> _DIRECTION_
Tally the lines holding "this" and state only that figure.

> _ROWS_
--*--
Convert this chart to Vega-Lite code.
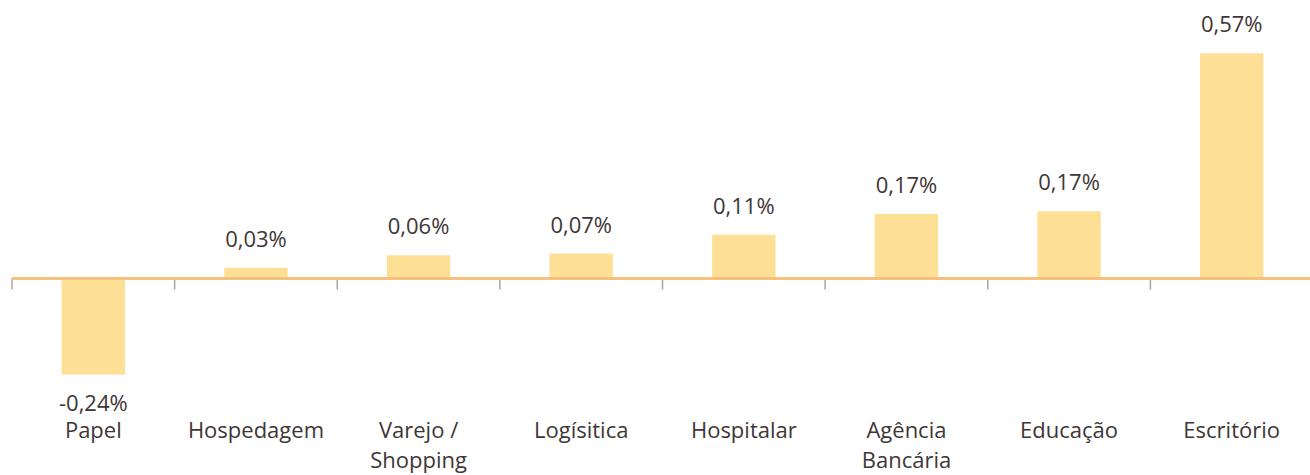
{
  "$schema": "https://vega.github.io/schema/vega-lite/v6.json",
  "autosize": {"type": "none"},
  "padding": {"left": 12, "top": 2, "right": 0, "bottom": 78},
  "width": 1301,
  "height": 395,
  "background": "white",
  "config": {"view": {"stroke": null}, "font": "Open Sans"},
  "data": {"values": [
    {"setor": "Papel", "valor": -0.243, "rotulo": "-0,24%"},
    {"setor": "Hospedagem", "valor": 0.027, "rotulo": "0,03%"},
    {"setor": "Varejo / Shopping", "valor": 0.059, "rotulo": "0,06%"},
    {"setor": "Logísitica", "valor": 0.063, "rotulo": "0,07%"},
    {"setor": "Hospitalar", "valor": 0.111, "rotulo": "0,11%"},
    {"setor": "Agência Bancária", "valor": 0.163, "rotulo": "0,17%"},
    {"setor": "Educação", "valor": 0.17, "rotulo": "0,17%"},
    {"setor": "Escritório", "valor": 0.57, "rotulo": "0,57%"}
  ]},
  "encoding": {
    "x": {
      "field": "setor", "type": "nominal", "sort": null,
      "scale": {"paddingInner": 0, "paddingOuter": 0},
      "axis": {
        "title": null, "domain": false, "ticks": false, "labelAngle": 0,
        "labelFont": "Open Sans", "labelFontSize": 22, "labelColor": "#403636",
        "labelPadding": 23, "labelBaseline": "top", "labelLineHeight": 30,
        "labelLimit": 0,
        "labelExpr": "datum.value == 'Varejo / Shopping' ? ['Varejo /', 'Shopping'] : datum.value == 'Agência Bancária' ? ['Agência', 'Bancária'] : datum.value"
      }
    }
  },
  "layer": [
    {
      "mark": {"type": "bar", "color": "#FEDF96", "width": {"band": 0.39}},
      "encoding": {
        "y": {"field": "valor", "type": "quantitative", "scale": {"domain": [-0.3, 0.7], "nice": false, "zero": false}, "axis": null}
      }
    },
    {
      "mark": {"type": "rule", "color": "#A6A6A6", "strokeWidth": 1.5},
      "encoding": {
        "x": {"field": "setor", "type": "nominal", "sort": null, "bandPosition": 0},
        "y": {"datum": 0},
        "y2": {"datum": -0.028}
      }
    },
    {
      "mark": {"type": "rule", "color": "#F5BF7E", "strokeWidth": 2},
      "encoding": {
        "x": {"value": 0},
        "x2": {"value": 1301},
        "y": {"datum": 0}
      }
    },
    {
      "transform": [{"filter": "datum.valor >= 0"}],
      "mark": {"type": "text", "font": "Open Sans", "fontSize": 22, "color": "#403636", "baseline": "middle", "dy": -28},
      "encoding": {
        "y": {"field": "valor", "type": "quantitative"},
        "text": {"field": "rotulo"}
      }
    },
    {
      "transform": [{"filter": "datum.valor < 0"}],
      "mark": {"type": "text", "font": "Open Sans", "fontSize": 22, "color": "#403636", "baseline": "middle", "dy": 30},
      "encoding": {
        "y": {"field": "valor", "type": "quantitative"},
        "text": {"field": "rotulo"}
      }
    }
  ]
}
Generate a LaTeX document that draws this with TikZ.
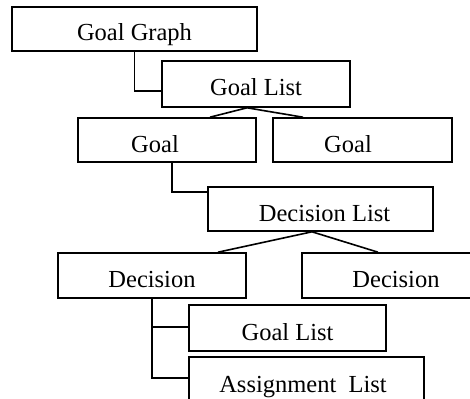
--*--
> _CORRECT OUTPUT_
2